▶ _Exercise requirements_:
All lines from the top of the records below through the line holding "250, 136, 110, 102, 80, 68, 80, 90, 85]", and only those, should be printed exactly, minus the pictures.

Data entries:
** Start **
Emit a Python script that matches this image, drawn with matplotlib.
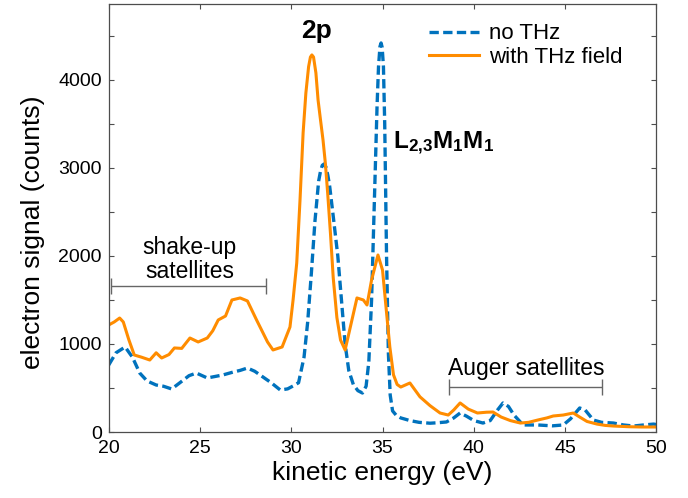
import matplotlib
matplotlib.use('Agg')
import matplotlib.pyplot as plt
from matplotlib.ticker import MultipleLocator

plt.rcParams['font.family'] = ['Liberation Sans', 'DejaVu Sans']
plt.rcParams['mathtext.fontset'] = 'custom'
plt.rcParams['mathtext.rm'] = 'Liberation Sans'
plt.rcParams['mathtext.bf'] = 'Liberation Sans:bold'

# no THz (blue dashed)
energy_no = [20.0, 20.4, 20.9, 21.3, 21.7, 22.1, 22.6, 23.0, 23.45, 23.9, 24.4, 24.8,
             25.4, 25.8, 26.25, 26.8, 27.2, 27.6, 28.0, 28.45, 28.9, 29.4, 29.8, 30.1,
             30.4, 30.7, 30.9, 31.1, 31.3, 31.5, 31.6, 31.7, 31.8, 31.9, 32.0, 32.1,
             32.3, 32.55, 32.75, 32.95, 33.15, 33.4, 33.65, 33.9, 34.1, 34.25, 34.4,
             34.55, 34.7, 34.78, 34.86, 34.92, 34.98, 35.05, 35.12, 35.22, 35.32, 35.42,
             35.55, 35.75, 36.0, 36.5, 37.0, 37.6, 38.0, 38.5, 38.9, 39.25, 39.6, 40.0,
             40.5, 40.9, 41.3, 41.6, 41.9, 42.2, 42.7, 43.5, 44.3, 44.9, 45.3, 45.8,
             46.1, 46.55, 47.0, 47.65, 48.2, 48.75, 49.3, 49.85, 50.0]
counts_no = [761, 900, 966, 850, 670, 580, 534, 520, 489, 560, 640, 670,
             614, 630, 648, 680, 700, 727, 690, 625, 560, 477, 490, 523,
             560, 850, 1250, 1800, 2400, 2850, 2960, 3030, 3045, 3010, 2920, 2800,
             2450, 2000, 1500, 1000, 700, 540, 470, 443, 520, 800, 1500,
             2600, 3700, 4150, 4380, 4420, 4370, 4150, 3500, 2000, 900, 420,
             240, 190, 160, 130, 110, 100, 105, 114, 160, 216, 180, 130,
             102, 130, 250, 330, 290, 193, 80, 80, 70, 80, 150, 273,
             250, 136, 110, 102, 80, 68, 80, 90, 85]

# with THz field (orange solid)
energy_thz = [20.0, 20.3, 20.6, 20.8, 21.1, 21.4, 21.8, 22.25, 22.6, 22.9, 23.3, 23.6,
              24.0, 24.45, 24.9, 25.4, 25.7, 26.0, 26.4, 26.75, 27.2, 27.6, 28.1, 28.7,
              29.0, 29.5, 29.93, 30.1, 30.3, 30.48, 30.65, 30.8, 30.95, 31.05, 31.13,
              31.22, 31.35, 31.47, 31.6, 31.74, 31.87, 32.0, 32.15, 32.3, 32.5, 32.7,
              32.95, 33.2, 33.6, 33.95, 34.15, 34.4, 34.75, 35.0, 35.2, 35.4, 35.6,
              35.8, 36.0, 36.5, 37.05, 37.6, 38.15, 38.6, 38.9, 39.25, 39.7, 40.2,
              40.7, 41.05, 41.5, 42.0, 42.55, 43.0, 43.5, 44.0, 44.35, 44.9, 45.45,
              45.8, 46.2, 46.75, 47.2, 47.65, 48.5, 49.2, 49.85, 50.0]
counts_thz = [1216, 1250, 1295, 1250, 1050, 875, 850, 818, 900, 841, 880, 955,
              950, 1068, 1023, 1068, 1150, 1273, 1318, 1500, 1523, 1489, 1273, 1023,
              932, 966, 1193, 1500, 1920, 2636, 3400, 3850, 4150, 4260, 4284,
              4260, 4080, 3770, 3550, 3318, 3050, 2700, 2250, 1750, 1300, 1045,
              932, 1160, 1523, 1500, 1443, 1727, 2011, 1840, 1400, 966, 650,
              540, 511, 557, 400, 300, 216, 193, 250, 330, 260, 216,
              225, 227, 170, 130, 102, 110, 136, 160, 182, 193, 216,
              170, 120, 90, 75, 68, 60, 57, 57, 57]

fig = plt.figure(figsize=(6.88, 4.98), dpi=100)
ax = fig.add_axes([0.158, 0.1325, 0.796, 0.859])

ax.plot(energy_no, counts_no, '--', color='#0072BD', lw=2.4, dashes=(2.8, 1.3), label='no THz')
ax.plot(energy_thz, counts_thz, '-', color='#FF8C00', lw=2.2, label='with THz field')

ax.set_xlim(20, 50)
ax.set_ylim(0, 4860)
ax.xaxis.set_major_locator(MultipleLocator(5))
ax.yaxis.set_major_locator(MultipleLocator(1000))
ax.yaxis.set_minor_locator(MultipleLocator(500))
ax.tick_params(which='both', direction='in', top=True, right=True, length=3.5,
               width=0.8, color='#4d4d4d', labelsize=14)
ax.tick_params(axis='x', pad=5.5)
ax.tick_params(axis='y', pad=5)
for s in ax.spines.values():
    s.set_color('#4d4d4d')
    s.set_linewidth(0.9)

ax.set_xlabel('kinetic energy (eV)', fontsize=19, labelpad=3)
ax.set_ylabel('electron signal (counts)', fontsize=19)
ax.yaxis.set_label_coords(-0.116, 0.467)

ax.legend(loc='upper left', bbox_to_anchor=(0.585, 0.955), frameon=False, fontsize=16,
          handlelength=2.25, handletextpad=0.45, borderpad=0, borderaxespad=0,
          labelspacing=0.12)

ax.text(31.4, 4560, '2p', fontsize=19, fontweight='bold', ha='center', va='center')
ax.text(35.6, 3280, r'$\mathbf{L_{2{,}3}M_1M_1}$', fontsize=17.5, ha='left', va='center')

ax.text(24.44, 1955, 'shake-up\nsatellites', fontsize=16.5, ha='center', va='center',
        linespacing=1.05)
ax.errorbar((20.15 + 28.6) / 2, 1659, xerr=(28.6 - 20.15) / 2, color='#666666',
            lw=1, capsize=6, capthick=1)
ax.text(42.87, 720, 'Auger satellites', fontsize=16.5, ha='center', va='center')
ax.errorbar((38.65 + 47.0) / 2, 511, xerr=(47.0 - 38.65) / 2, color='#666666',
            lw=1, capsize=6, capthick=1)

fig.savefig('out.png', dpi=100)
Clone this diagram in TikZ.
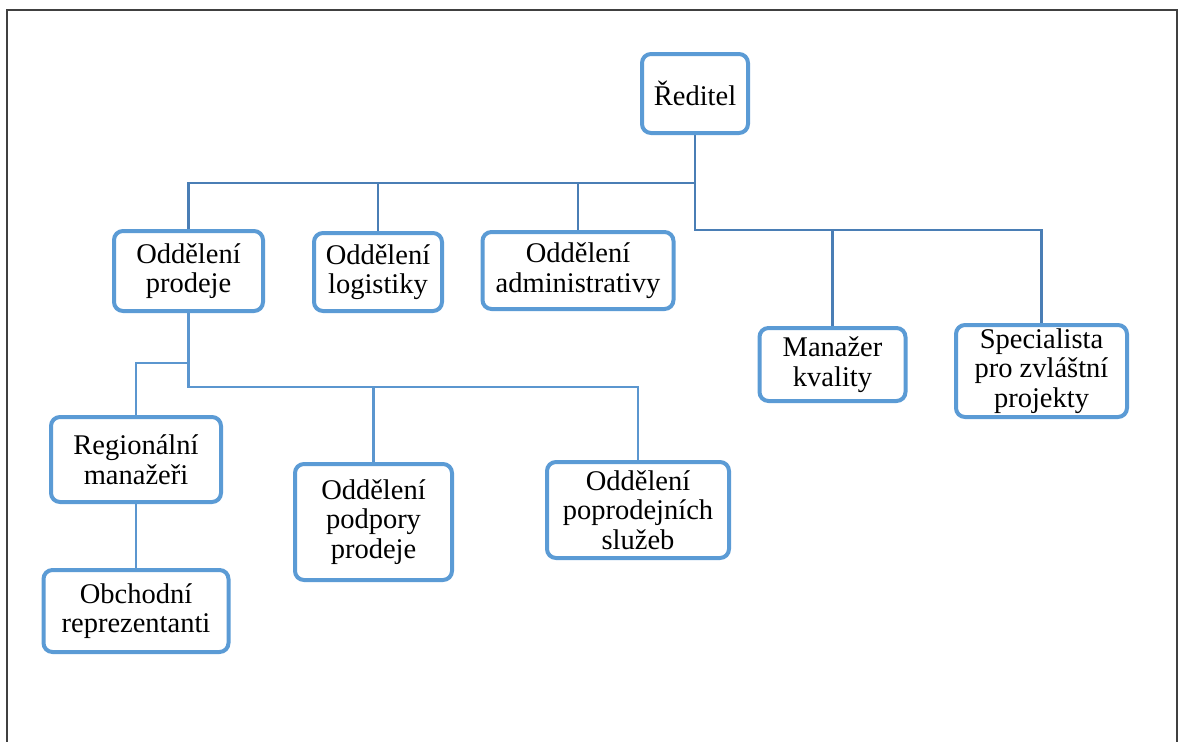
\documentclass[tikz,border=0pt]{standalone}
\usepackage{fontspec}
\setmainfont{Liberation Serif}
\usetikzlibrary{backgrounds}
\definecolor{boxblue}{HTML}{5B9BD5}
\definecolor{topline}{HTML}{4A7EB5}
\definecolor{lowline}{HTML}{5B96CF}
\definecolor{framegray}{HTML}{404040}
\tikzset{
  orgbox/.style={draw=boxblue, line width=4pt, rounded corners=9pt, fill=white,
    inner sep=0pt, align=center, font=\fontsize{28.5}{29.5}\selectfont},
  topconn/.style={draw=topline, line width=2.6pt},
  lowconn/.style={draw=lowline, line width=2.8pt}
}
\begin{document}
\begin{tikzpicture}[x=1pt,y=-1pt]
\useasboundingbox (0,0) rectangle (1179,742);
\draw[framegray, line width=2pt] (6.5,760) -- (6.5,9.5) -- (1177,9.5) -- (1177,760);

\node[orgbox, minimum width=106pt, minimum height=79pt] (ceo) at (695,93.5) {Ředitel};
\node[orgbox, minimum width=149pt, minimum height=80pt] (prodeje) at (188.5,271) {Oddělení\\prodeje};
\node[orgbox, minimum width=128pt, minimum height=78pt] (logist) at (378,272) {Oddělení\\logistiky};
\node[orgbox, minimum width=191pt, minimum height=77pt] (admin) at (578,270.5) {Oddělení\\administrativy};
\node[orgbox, minimum width=146pt, minimum height=73pt] (kval) at (832.5,364.5) {Manažer\\kvality};
\node[orgbox, minimum width=171pt, minimum height=92pt] (spec) at (1041.5,371) {Specialista\\pro zvláštní\\projekty};
\node[orgbox, minimum width=170pt, minimum height=85pt] (region) at (136,459.5) {Regionální\\manažeři};
\node[orgbox, minimum width=185pt, minimum height=82pt] (obch) at (136,611) {Obchodní\\reprezentanti};
\node[orgbox, minimum width=157pt, minimum height=116pt] (podp) at (373.5,522) {Oddělení\\podpory\\prodeje};
\node[orgbox, minimum width=182pt, minimum height=96pt] (sluz) at (638,510) {Oddělení\\poprodejních\\služeb};

\begin{scope}[on background layer]
\draw[topconn] (ceo.south) |- (prodeje.north |- 0,183) -- (prodeje.north);
\draw[topconn] (logist.north) -- (logist.north |- 0,183);
\draw[topconn] (admin.north) -- (admin.north |- 0,183);
\draw[topconn] (ceo.south) |- (spec.north |- 0,230) -- (spec.north);
\draw[topconn] (kval.north) -- (kval.north |- 0,230);
\draw[lowconn] (prodeje.south) |- (sluz.north |- 0,387) -- (sluz.north);
\draw[lowconn] (podp.north) -- (podp.north |- 0,387);
\draw[lowconn] (prodeje.south |- 0,363) -| (region.north);
\draw[lowconn] (region.south) -- (obch.north);
\end{scope}
\end{tikzpicture}
\end{document}
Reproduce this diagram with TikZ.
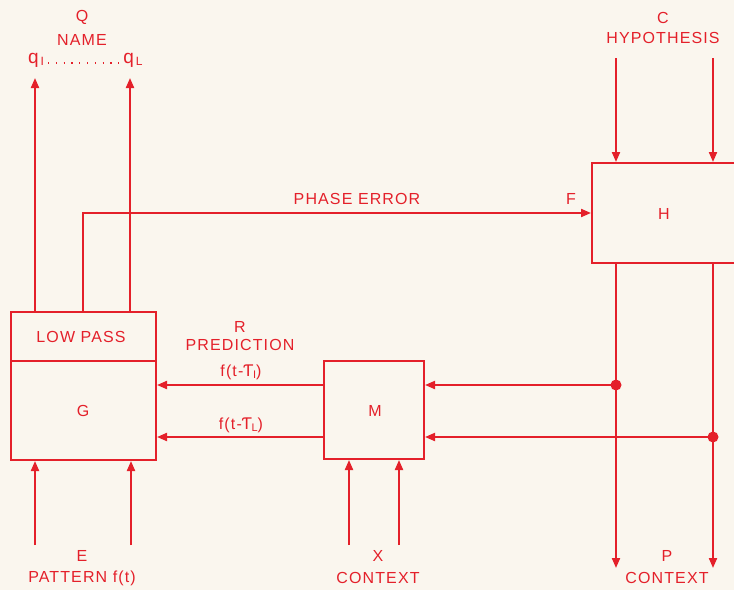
\documentclass[tikz,border=0pt]{standalone}
\usepackage{fontspec}
\setmainfont{Liberation Sans}
\newfontfamily\dvfont{DejaVu Sans}
\usetikzlibrary{arrows.meta}
\definecolor{ink}{RGB}{228,32,42}
\definecolor{paper}{RGB}{250,246,238}
\tikzset{
  wire/.style={draw=ink, line width=2pt},
  arr/.style={wire, -{Triangle[length=10pt 0,width=8pt 0]}},
  box/.style={draw=ink, line width=2pt, inner sep=0pt},
  lab/.style={text=ink, inner sep=0pt, font=\fontsize{16}{18}\selectfont\addfontfeature{LetterSpace=7}},
}
\newcommand{\tauT}{{\dvfont\addfontfeature{LetterSpace=0}Ƭ}}
\begin{document}
\begin{tikzpicture}[x=1pt,y=-1pt]
\fill[paper] (0,0) rectangle (734,590);
\useasboundingbox (0,0) rectangle (734,590);

% boxes
\node[box, minimum width=145pt, minimum height=148pt] (G) at (83.5,386) {};
\coordinate (dv) at (0,361);
\draw[wire] (G.west |- dv) -- (G.east |- dv);
\node[box, minimum width=144pt, minimum height=100pt] (H) at (664,213) {};
\node[box, minimum width=100pt, minimum height=98pt] (M) at (374,410) {};

% box labels
\node[lab] (lp) at (81,337) {LOW PASS};
\node[lab] (gl) at (83,411) {G};
\node[lab] (ml) at (375,411) {M};
\node[lab] (hl) at (664,214) {H};

% coordinates
\coordinate (qa) at (35,78);
\coordinate (qb) at (130,78);
\coordinate (pe0) at (83,0);
\coordinate (c1) at (616,58);
\coordinate (c2) at (713,58);
\coordinate (p1) at (616,568);
\coordinate (p2) at (713,568);
\coordinate (d1) at (616,385);
\coordinate (d2) at (713,437);
\coordinate (e1) at (35,545);
\coordinate (e2) at (131,545);
\coordinate (x1) at (349,545);
\coordinate (x2) at (399,545);

% name outputs
\draw[arr] (G.north -| qa) -- (qa);
\draw[arr] (G.north -| qb) -- (qb);
% phase error
\draw[arr] (G.north -| pe0) |- (H.west);
% hypothesis inputs
\draw[arr] (c1) -- (c1 |- H.north);
\draw[arr] (c2) -- (c2 |- H.north);
% H outputs
\draw[arr] (H.south -| p1) -- (p1);
\draw[arr] (H.south -| p2) -- (p2);
\fill[ink] (d1) circle (5.5pt);
\fill[ink] (d2) circle (5.5pt);
\draw[arr] (d1) -- (M.east |- d1);
\draw[arr] (d2) -- (M.east |- d2);
% M to G
\draw[arr] (M.west |- d1) -- (G.east |- d1);
\draw[arr] (M.west |- d2) -- (G.east |- d2);
% inputs
\draw[arr] (e1) -- (e1 |- G.south);
\draw[arr] (e2) -- (e2 |- G.south);
\draw[arr] (x1) -- (x1 |- M.south);
\draw[arr] (x2) -- (x2 |- M.south);

% labels
\node[lab] (Q) at (82,17) {Q};
\node[lab] (nm) at (82,40) {NAME};
\node[lab, font=\fontsize{19}{20}\selectfont] (q1) at (36,60) {q\raisebox{-2pt}{\fontsize{12}{12}\selectfont\,I}};
\coordinate (da) at (48,63);
\coordinate (db) at (119,63);
\draw[ink, line width=1.2pt, dash pattern=on 1.2pt off 6.6pt] (da) -- (db);
\node[lab, font=\fontsize{19}{20}\selectfont] (qL) at (133,60) {q\raisebox{-2pt}{\fontsize{12}{12}\selectfont\,L}};
\node[lab] (C) at (663,18) {C};
\node[lab] (hy) at (663,38) {HYPOTHESIS};
\node[lab] (pe) at (357,199) {PHASE ERROR};
\node[lab] (F) at (571,199) {F};
\node[lab] (R) at (240,327) {R};
\node[lab] (pr) at (240,345) {PREDICTION};
\node[lab] (f1) at (241,372) {f(t-\tauT\raisebox{-2.5pt}{\fontsize{11}{12}\selectfont I})};
\node[lab] (fL) at (241,425) {f(t-\tauT\raisebox{-2.5pt}{\fontsize{11}{12}\selectfont L})};
\node[lab] (E) at (82,556) {E};
\node[lab] (pt) at (82,578) {PATTERN f(t)};
\node[lab] (X) at (378,556) {X};
\node[lab] (cx) at (378,578) {CONTEXT};
\node[lab] (P) at (667,556) {P};
\node[lab] (cp) at (667,578) {CONTEXT};
\end{tikzpicture}
\end{document}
** End **
▶ _Answer below_:
Emit a Python script that matches this image, drawn with matplotlib.
import matplotlib
matplotlib.use('Agg')
import matplotlib.pyplot as plt
from matplotlib.ticker import MultipleLocator

plt.rcParams['font.family'] = ['Liberation Sans', 'DejaVu Sans']
plt.rcParams['mathtext.fontset'] = 'custom'
plt.rcParams['mathtext.rm'] = 'Liberation Sans'
plt.rcParams['mathtext.bf'] = 'Liberation Sans:bold'

# no THz (blue dashed)
energy_no = [20.0, 20.4, 20.9, 21.3, 21.7, 22.1, 22.6, 23.0, 23.45, 23.9, 24.4, 24.8,
             25.4, 25.8, 26.25, 26.8, 27.2, 27.6, 28.0, 28.45, 28.9, 29.4, 29.8, 30.1,
             30.4, 30.7, 30.9, 31.1, 31.3, 31.5, 31.6, 31.7, 31.8, 31.9, 32.0, 32.1,
             32.3, 32.55, 32.75, 32.95, 33.15, 33.4, 33.65, 33.9, 34.1, 34.25, 34.4,
             34.55, 34.7, 34.78, 34.86, 34.92, 34.98, 35.05, 35.12, 35.22, 35.32, 35.42,
             35.55, 35.75, 36.0, 36.5, 37.0, 37.6, 38.0, 38.5, 38.9, 39.25, 39.6, 40.0,
             40.5, 40.9, 41.3, 41.6, 41.9, 42.2, 42.7, 43.5, 44.3, 44.9, 45.3, 45.8,
             46.1, 46.55, 47.0, 47.65, 48.2, 48.75, 49.3, 49.85, 50.0]
counts_no = [761, 900, 966, 850, 670, 580, 534, 520, 489, 560, 640, 670,
             614, 630, 648, 680, 700, 727, 690, 625, 560, 477, 490, 523,
             560, 850, 1250, 1800, 2400, 2850, 2960, 3030, 3045, 3010, 2920, 2800,
             2450, 2000, 1500, 1000, 700, 540, 470, 443, 520, 800, 1500,
             2600, 3700, 4150, 4380, 4420, 4370, 4150, 3500, 2000, 900, 420,
             240, 190, 160, 130, 110, 100, 105, 114, 160, 216, 180, 130,
             102, 130, 250, 330, 290, 193, 80, 80, 70, 80, 150, 273,
             250, 136, 110, 102, 80, 68, 80, 90, 85]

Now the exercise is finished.